Twitter Cites Elon Musk’s Emoji Use as Evidence in Lawsuit

In their quest to hold Elon Musk to a $44 billion takeover deal, Twitter is reportedly pulling out all the stops, even going so far as to cite Musk’s tweets — and the emojis contained therein — as evidence for their lawsuit.

Filed on Tuesday, the social media giant’s lawsuit alleged that Musk has frequently “disparaged” the company, harming both its business prospects and share price. One of the examples of the disparagement cited by Twitter was a tweet Musk sent on May 16, when the billionaire responded to a tweet from the CEO of Twitter with a single character: the poop emoji.

Musk’s emoji message came in response to a statement from Parag Agrawal, Twitter’s CEO, about how the social media company calculates the number of fake accounts on its platform.

While Musk had — and continues to — claim that the number of spam accounts on Twitter is much higher than the company wants to let on, Agrawal argued there was no way the billionaire would be able to estimate that number.

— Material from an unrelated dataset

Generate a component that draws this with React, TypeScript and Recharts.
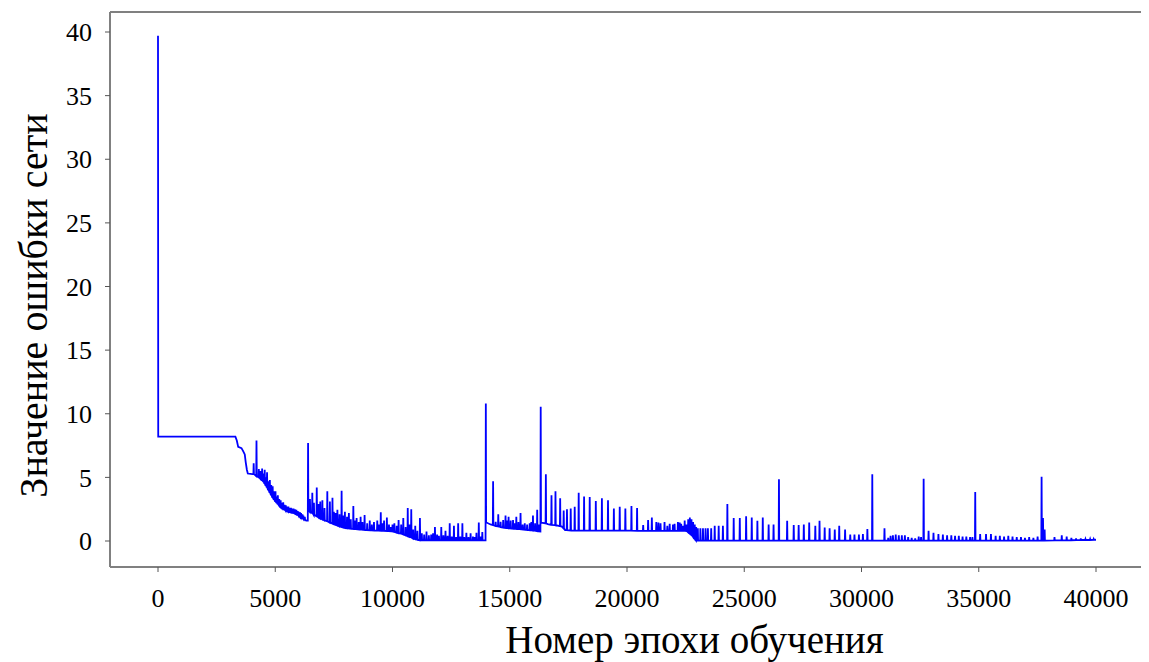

“Unfortunately, we don’t believe that this specific estimation can be performed externally, given the critical need to use both public and private information (which we can’t share),” Agrawal wrote. “Externally, it’s not even possible to know which accounts are counted as mDAUS [monetizable daily active users] on any given day.”

Musk responded to Agrawal’s tweet with the poop emoji, and then followed up his wordless initial reply with a separate tweet: “So how do advertisers know what they’re getting for their money? This is fundamental to the financial health of Twitter,” Musk wrote.

In the lawsuit filed Tuesday, Twitter argued that Musk’s emoji response was one of the clearest examples of how the billionaire had “disparaged” the social media company.

“Since signing the merger agreement, Musk has repeatedly disparaged Twitter and the deal, creating business risks for Twitter and downward pressure on its share price,” the lawsuit claimed.

“He has purported to put the deal on ‘hold’ pending satisfaction of imaginary conditions … violated his non-disparagement obligation, misused confidential information, and otherwise failed to employ required efforts to consummate the acquisition,” the complaint continued.